Most of us are lucky. We do not need shelter. We got that covered. Still, that doesn’t stop us from wanting some extra, such as a tiny shelter from Full Moon Tiny Shelters, who create beautiful, minimalist wee buildings under 200 square feet. These tiny home builders are based in Nova Scotia and launched in 2013 and tiny house movement aficionados have been paying attention from the start.

Dawn Higgins, partner at Full Moon Tiny Shelters, told the Canadian Chronicle Herald: “I feel many people are interested in downsizing and living simpler, less complicated lives. […] People are also increasingly interested in economic freedom and increased adaptability.”

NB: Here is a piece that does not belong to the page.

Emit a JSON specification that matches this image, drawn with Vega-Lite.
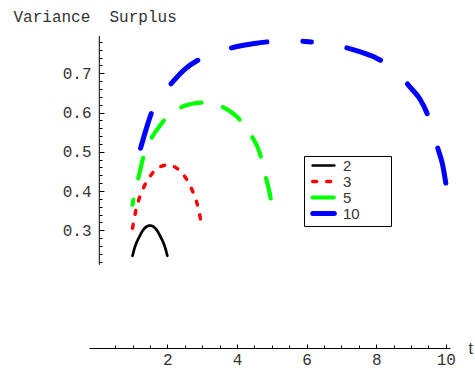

Whether “raw or refined, elegant or ecstatic, playful or profound,” their small structures can be used as habitations, artist spaces, home office, writing retreat, vacation spot or boat house. Their ideals are simplicity, beauty, less is more and utmost craftsmanship. Because they build small, they can build better with only top materials. That’s why the cost per square foot of a tiny house is actually higher than that of a normal size house. It comes to around $250 to $300 per square foot. All are custom built, usually on a trailer, according to each client’s specifications. Options are having a living roof area, solar panels, a composting toilet, wood stove, small loft, grey water storage tank…

They’re not really intended as permanent homes but they are fully winterized for four-season-living, able to withstand hot summers and cold winters. Aside from being well insulated (floor, ceiling, walls), other important factors are maximizing the small space for utmost multi-use functionality, having good plumbing, kitchen and bathroom and, of course, cozy yet minimalist aesthetics that make the inhabitant feel happy and comfortable, not cramped and lacking. Beauty is huge for Full Moon Tiny Shelters, from the choice of wood to the paint color.

They currently do no have any models for sale but will soon feature one up for grabs. Best to just contact them. Since they’re in Canada, you’ll have to figure out the logistics of delivery. But the tiny shelters can be pulled on trailers and are freeway approved.